JAMES: If that photo would have came out all by itself, I would have released a statement and everybody would have murmured about it, but it would have been gone. But coming out in the wake of some huge infidelity scandal, you know, people love Sandy and she's America's sweetheart, and to hear that I was unfaithful to her, and then that comes out? It's a perfect storm, and people were out for blood and that photo gave it to them.
They got more blood from bombshell McGee's tattoos and the letters W and P, thought to stand for white pride. By association, James was branded a racist?
MABREY: Is it true?
JAMES: Absolutely not. Dealing with losing my marriage and my son and embarrassing everyone and decimating my life, but to be called a racist on top of that is - it, like - it makes me really sad. There's not a racist bone in my body.
MABREY: Which would surprise a lot of people.
JAMES: Well, people judge a book by its cover with me.
For four years, Sandra Bullock and Jesse James had been preparing to adopt a baby. Just before the scandal broke, they brought him home.
MABREY: When did you find out that you were getting Louie, this particular guy?
JAMES: We found out around Christmas time and we got him on New Year's Day.
MABREY: Why New Orleans? Specifically, why a black child?
JAMES: I didn't care, didn't care what color he was. My only - my only prerequisite for adopting a baby, I want the baby that needs us the most.
MABREY: How did you feel when you saw the cover of "People" magazine and it's all about Sandra adopts Louie and he's going to have her name and not yours?
JAMES: It made me sad, but you know, adoption agencies are pretty conservative and as long as I'm in the picture, they wouldn't run the risk of her not getting him.
MABREY: What was it like, being at home, being a family with him?
JAMES: It - I mean - the sad thing about it is, like, I looked at her in a different way and found this, you know, me commenting on her, trusting me is hard for people to understand, I know, but like, I found a new trust for her, like, I knew she wasn't going to leave, and our relationship blossomed, and to see her in the role of mother is like, one of the most amazing things I've ever seen. I mean, she's - like a fish to water, as soon as she put that baby in her hands it was automatic and amazing.
MABREY: She was very kind in the article about saying, she wants to co-parent. Will you be in Louie's life?
JAMES: Yes, ma'am.
MABREY: How are your children adapting?
MABREY: How did you explain to them that life has changed, it's not going to be - we're not the family that we thought we were?
JAMES: I was honest with them and told them the stuff that had happened, and they all love Sandy so much, so - you know, when I hurt Sandy, I also hurt them. Because I took someone that they really love away from them, so...
MABREY: Do they get to see her?
Right now, they're seeing a lot more of their dad. He's still turning out two-wheeled works of art, but on an 8:00 to 4:00 schedule so he can spend more times with the kids. Sandra Bullock has filed for divorce.

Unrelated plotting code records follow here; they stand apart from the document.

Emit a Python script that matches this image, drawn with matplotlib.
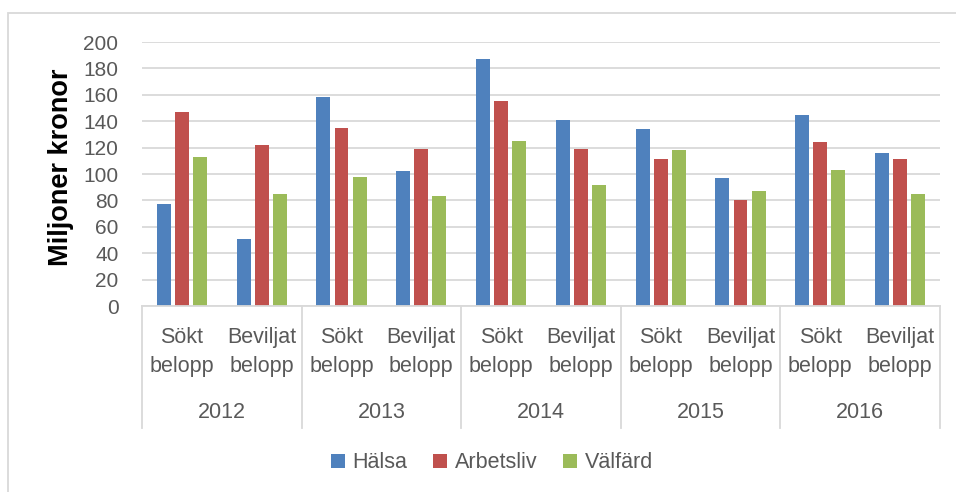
import numpy as np
import matplotlib
matplotlib.use("Agg")
import matplotlib.pyplot as plt
from matplotlib.patches import Rectangle
from matplotlib.lines import Line2D


years = ["2012", "2013", "2014", "2015", "2016"]
sub_labels = ["Sökt\nbelopp", "Beviljat\nbelopp"]

series_names = ["Hälsa", "Arbetsliv", "Välfärd"]
halsa = [77, 51, 158, 102, 187, 141, 134, 97, 145, 116]
arbetsliv = [147, 122, 135, 119, 155, 119, 111, 80, 124, 111]
valfard = [113, 85, 98, 83, 125, 92, 118, 87, 103, 85]

colors = ["#4F81BD", "#C0504D", "#9BBB59"]
y_ticks = list(range(0, 201, 20))

W, H = 956, 492
plt.rcParams["font.family"] = ["Liberation Sans", "DejaVu Sans"]

fig = plt.figure(figsize=(W / 100, H / 100), dpi=100)
fig.patch.set_facecolor("white")

# outer chart border (only top/left visible in the crop)
fig.add_artist(Rectangle((8 / W, -0.1), 1.2, 1 - 13 / H + 0.1,
                         transform=fig.transFigure, fill=False,
                         edgecolor="#D9D9D9", linewidth=1.3))

left, right, top, bottom = 142, 940, 42, 306
ax = fig.add_axes([left / W, 1 - bottom / H, (right - left) / W, (bottom - top) / H])

n_cat = len(halsa)
x = np.arange(n_cat)
bar_w = 0.175
step = 0.226
for i, (vals, col) in enumerate(zip([halsa, arbetsliv, valfard], colors)):
    ax.bar(x + (i - 1) * step, vals, width=bar_w, color=col,
           label=series_names[i], zorder=3)

ax.set_xlim(-0.5, n_cat - 0.5)
ax.set_ylim(0, 200)
ax.set_yticks(y_ticks)
ax.set_yticklabels([str(t) for t in y_ticks], fontsize=15, color="#595959")
ax.tick_params(axis="y", length=0, pad=17)
ax.set_xticks([])
ax.grid(axis="y", color="#D9D9D9", linewidth=1.3, zorder=0)
for s in ["left", "right", "top"]:
    ax.spines[s].set_visible(False)
ax.spines["bottom"].set_color("#D9D9D9")
ax.spines["bottom"].set_linewidth(1.3)
ax.spines["bottom"].set_zorder(4)

# two-level category axis
ph = bottom - top
trans = ax.get_xaxis_transform()
for k in range(len(years) + 1):
    xpos = k * 2 - 0.5
    ax.add_line(Line2D([xpos, xpos], [0, -(428 - bottom) / ph], transform=trans,
                       color="#D9D9D9", linewidth=1.3, clip_on=False))
for j in range(n_cat):
    ax.text(j, -(352 - bottom) / ph, sub_labels[j % 2], transform=trans,
            ha="center", va="center", fontsize=15.5, color="#595959",
            linespacing=1.5)
for k, yr in enumerate(years):
    ax.text(k * 2 + 0.5, -(412 - bottom) / ph, yr, transform=trans,
            ha="center", va="center", fontsize=15.5, color="#595959")

fig.text(61 / W, 1 - 167 / H, "Miljoner kronor", rotation=90, ha="center",
         va="center", fontsize=19.5, fontweight="bold", color="black")

fig.legend(loc="center", bbox_to_anchor=(492 / W, 1 - 463 / H), ncol=3,
           frameon=False, fontsize=15.5, handlelength=0.65, handleheight=0.65,
           handletextpad=0.35, columnspacing=1.2, labelcolor="#595959")

fig.savefig("out.png", dpi=100, facecolor="white")
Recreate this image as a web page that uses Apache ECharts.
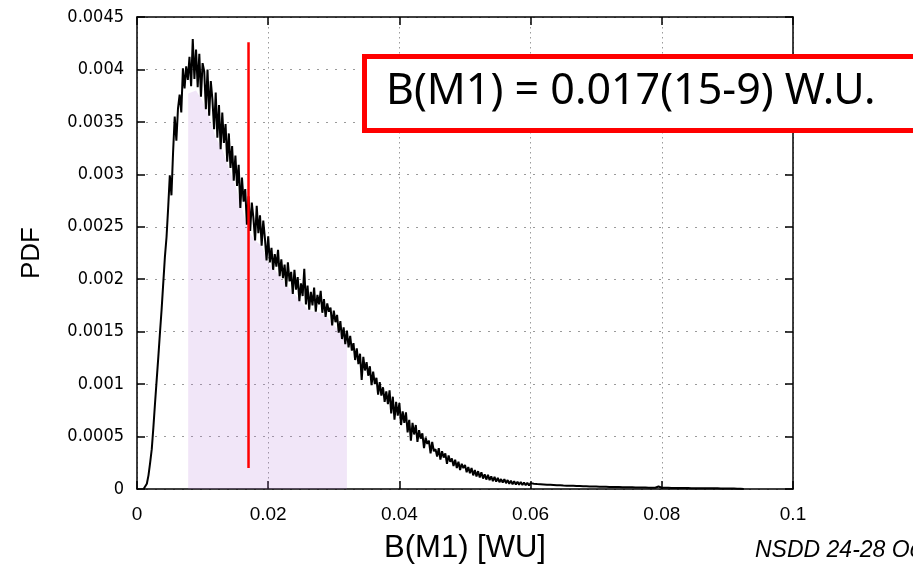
<!DOCTYPE html>
<html>
<head>
<meta charset="utf-8">
<script src="https://cdn.jsdelivr.net/npm/echarts@6/dist/echarts.min.js"></script>
<style>
html,body{margin:0;padding:0;background:#fff;}
#chart{width:913px;height:572px;}
</style>
</head>
<body>
<div id="chart"></div>
<script>
// ---- data ----
// histogram bins: first bin at binStart, spacing binWidth (B(M1) in W.U.)
const binStart = 0.00100;
const binWidth = 0.00025;
// PDF values in units of 1e-4
const pdfValues = [
  0, 0.1, 0.5, 1.3, 2.5, 3.8, 5.9, 8.2, 10.4, 12.6,
  14.9, 17.1, 19.6, 22.1, 24.0, 26.8, 29.9, 28.0, 32.1, 35.5,
  33.2, 36.3, 37.6, 35.9, 40.1, 38.2, 40.3, 39.0, 41.2, 38.4,
  42.9, 39.1, 41.9, 38.3, 41.5, 37.4, 40.6, 39.8, 36.2, 40.0,
  35.6, 38.9, 37.1, 34.3, 37.8, 33.5, 36.6, 32.4, 35.9, 33.0,
  34.8, 31.2, 33.9, 30.6, 32.7, 29.4, 31.8, 28.9, 30.9, 26.8,
  29.7, 27.4, 28.6, 25.2, 27.9, 24.6, 27.3, 25.8, 23.7, 27.0,
  24.4, 26.1, 23.2, 25.6, 23.9, 21.8, 24.1, 21.6, 23.0, 20.9,
  22.4, 21.2, 22.8, 20.3, 21.9, 20.1, 21.4, 19.3, 21.6, 19.8,
  20.7, 18.6, 20.9, 19.0, 20.2, 17.9, 19.6, 18.4, 21.0, 17.6,
  19.4, 17.1, 18.8, 17.5, 19.2, 16.9, 18.5, 17.6, 18.9, 16.8,
  18.1, 16.4, 17.7, 16.9, 17.3, 15.6, 17.0, 15.9, 16.6, 14.9,
  16.0, 14.3, 15.4, 13.8, 15.1, 13.5, 14.6, 13.2, 13.9, 12.3,
  13.4, 11.9, 12.9, 10.4, 12.6, 11.3, 12.1, 10.8, 11.7, 9.9,
  11.2, 10.0, 10.6, 9.0, 10.2, 8.9, 9.7, 8.3, 9.3, 8.1,
  9.4, 7.2, 8.8, 6.6, 8.3, 7.0, 8.2, 6.1, 7.4, 6.3,
  7.3, 5.4, 6.6, 4.6, 6.3, 5.2, 6.1, 4.5, 5.6, 4.8,
  5.3, 3.9, 4.9, 4.3, 4.6, 3.4, 4.5, 3.6, 3.8, 3.1,
  3.9, 2.8, 3.6, 3.0, 3.4, 2.4, 3.2, 2.6, 2.9, 2.2,
  2.8, 2.0, 2.6, 1.8, 2.4, 2.0, 2.3, 1.6, 2.1, 1.5,
  2.0, 1.3, 1.8, 1.2, 1.7, 1.1, 1.6, 1.0, 1.4, 0.9,
  1.35, 0.85, 1.2, 0.75, 1.15, 0.7, 1.05, 0.65, 0.95, 0.6,
  0.95, 0.55, 0.85, 0.5, 0.8, 0.45, 0.75, 0.42, 0.7, 0.4,
  0.68, 0.38, 0.62, 0.36, 0.6, 0.33, 0.56,
  0.4, 0.5, 0.38, 0.47, 0.36, 0.45, 0.34, 0.43, 0.33, 0.41, 0.31, 0.4, 0.3, 0.38, 0.29, 0.36, 0.28, 0.35, 0.27,
  0.33, 0.26, 0.32, 0.25, 0.31, 0.24, 0.3, 0.23, 0.29, 0.22, 0.28, 0.21, 0.27, 0.21, 0.26, 0.2, 0.25, 0.19, 0.24, 0.19,
  0.23, 0.18, 0.22, 0.17, 0.22, 0.16, 0.21, 0.16, 0.2, 0.15, 0.19, 0.15, 0.19, 0.14, 0.18, 0.14, 0.17, 0.13, 0.17, 0.13,
  0.16, 0.12, 0.16, 0.12, 0.15, 0.11, 0.15, 0.11, 0.14, 0.11, 0.14, 0.1, 0.13, 0.1, 0.13, 0.1, 0.12, 0.09, 0.24, 0.09,
  0.12, 0.09, 0.11, 0.08, 0.11, 0.08, 0.1, 0.08, 0.1, 0.07, 0.1, 0.07, 0.09, 0.07, 0.09, 0.06, 0.09, 0.06, 0.08, 0.06,
  0.08, 0.05, 0.08, 0.05, 0.07, 0.05, 0.07, 0.05, 0.07, 0.04, 0.06, 0.04, 0.06, 0.04, 0.06, 0.04, 0.05, 0.03, 0.05, 0.03,
  0.05, 0.03, 0.04, 0.03, 0.04, 0.02, 0.03, 0.02, 0.02, 0.01, 0.01
];
// shaded interval (lower envelope of the PDF inside the band), y in 1e-4
const shadeX = [0.0078, 0.009, 0.010, 0.011, 0.012, 0.013, 0.014, 0.015, 0.016, 0.017,
                0.018, 0.019, 0.020, 0.021, 0.022, 0.023, 0.024, 0.025, 0.026, 0.027,
                0.028, 0.029, 0.030, 0.031, 0.032];
const shadeY = [37.7, 38, 37, 35.5, 33.5, 32.4, 30.6, 28.9, 26.8, 24.6,
                23.7, 23.2, 21.6, 20.9, 20.1, 19.3, 18.6, 17.9, 17.1, 16.9,
                16.8, 16.4, 15.6, 14.9, 13.8];
// central value marker
const markerX = [0.017, 0.017];
const markerY = [0.0002, 0.00426];
const xTicks = {min: 0, max: 0.1, step: 0.02};
const yTicks = {min: 0, max: 0.0045, step: 0.0005};
const annotation = 'B(M1) = 0.017(15-9) W.U.';
const xTitle = 'B(M1) [WU]';
const yTitle = 'PDF';
const footer = 'NSDD 24-28 Oct';

// ---- build ----
const UNIT = 1e-4;
const pdfData = pdfValues.map((v, i) => [+(binStart + i * binWidth).toFixed(5), v * UNIT]);
const shadeData = shadeX.map((x, i) => [x, shadeY[i] * UNIT]);
const markerData = markerX.map((x, i) => [x, markerY[i]]);

const chart = echarts.init(document.getElementById('chart'), null, {renderer: 'canvas'});
const gridDash = {color: '#9a9a9a', width: 1};
const option = {
  backgroundColor: '#fff',
  animation: false,
  grid: {left: 137, right: 120, top: 17, bottom: 83, containLabel: false},
  xAxis: [{
    type: 'value', min: xTicks.min, max: xTicks.max, interval: xTicks.step,
    name: xTitle, nameLocation: 'middle', nameGap: 44,
    nameTextStyle: {fontFamily: 'Liberation Sans', fontSize: 31, color: '#000'},
    axisLine: {show: true, onZero: false, lineStyle: {color: '#000', width: 1.5}},
    axisTick: {show: true, inside: true, length: 8, lineStyle: {color: '#000', width: 1.5}},
    axisLabel: {margin: 16, fontFamily: 'Liberation Sans', fontSize: 19, color: '#000',
      formatter: v => String(+v.toFixed(4))},
    splitLine: {show: true, lineStyle: Object.assign({type: [1.5, 3.5]}, gridDash)}
  }, {
    type: 'value', position: 'top', min: xTicks.min, max: xTicks.max, interval: xTicks.step,
    axisLine: {show: true, onZero: false, lineStyle: {color: '#000', width: 1.5}},
    axisTick: {show: true, inside: true, length: 8, lineStyle: {color: '#000', width: 1.5}},
    axisLabel: {show: false}, splitLine: {show: false}
  }],
  yAxis: [{
    type: 'value', min: yTicks.min, max: yTicks.max, interval: yTicks.step,
    name: yTitle, nameLocation: 'middle', nameGap: 92, nameRotate: 90,
    nameTextStyle: {fontFamily: 'Liberation Sans', fontSize: 26, color: '#000'},
    axisLine: {show: true, onZero: false, lineStyle: {color: '#000', width: 1.5}},
    axisTick: {show: true, inside: true, length: 8, lineStyle: {color: '#000', width: 1.5}},
    axisLabel: {margin: 13, fontFamily: "'DejaVu Sans Condensed', 'DejaVu Sans'", fontSize: 18, color: '#000',
      formatter: v => String(+v.toFixed(5))},
    splitLine: {show: true, lineStyle: Object.assign({type: [2, 7]}, gridDash)}
  }, {
    type: 'value', position: 'right', min: yTicks.min, max: yTicks.max, interval: yTicks.step,
    axisLine: {show: true, onZero: false, lineStyle: {color: '#000', width: 1.5}},
    axisTick: {show: true, inside: true, length: 8, lineStyle: {color: '#000', width: 1.5}},
    axisLabel: {show: false}, splitLine: {show: false}
  }],
  series: [{
    name: 'shade', type: 'line', data: shadeData, symbol: 'none', z: 1,
    lineStyle: {width: 0, opacity: 0},
    areaStyle: {color: 'rgba(185,130,220,0.28)', origin: 'start'}
  }, {
    name: 'pdf', type: 'line', data: pdfData, symbol: 'none', z: 3,
    lineStyle: {color: '#000', width: 2}
  }, {
    name: 'marker', type: 'line', data: markerData, symbol: 'none', z: 4,
    lineStyle: {color: '#ff0000', width: 2.5}
  }],
  graphic: [{
    type: 'rect', left: 362, top: 54, z: 10,
    shape: {width: 600, height: 74},
    style: {fill: '#fff', stroke: '#ff0000', lineWidth: 5}
  }, {
    type: 'text', left: 386, top: 70, z: 11,
    style: {text: annotation, fill: '#000', font: '43px "Noto Sans"'}
  }, {
    type: 'text', left: 755, top: 539, z: 11,
    style: {text: footer, fill: '#000', font: 'italic 23px "Liberation Sans"'}
  }]
};
chart.setOption(option);
</script>
</body>
</html>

JAMES: I still have hopes of saving, you know, some sort of relationship with Sandy.
MABREY: Do you think you can change her mind?
JAMES: About divorcing me? No. We're getting divorced. 100 percent sure of that.
MABREY: Is that what you want?
JAMES: Ah, absolutely not. I didn't want any of this.
What he does want, he says, is to eastern the forgiveness of his soon to be ex-wife and his children. To atone for the past with the future.
JAMES: A vision of a better life and a better future, if you can squint and visualize that, that's the basis for recovery. When I can squint and see amazing, happy kids and myself as a decent person and the person I should be, then that's - that's when I can smile and know okay, everything is going to be okay.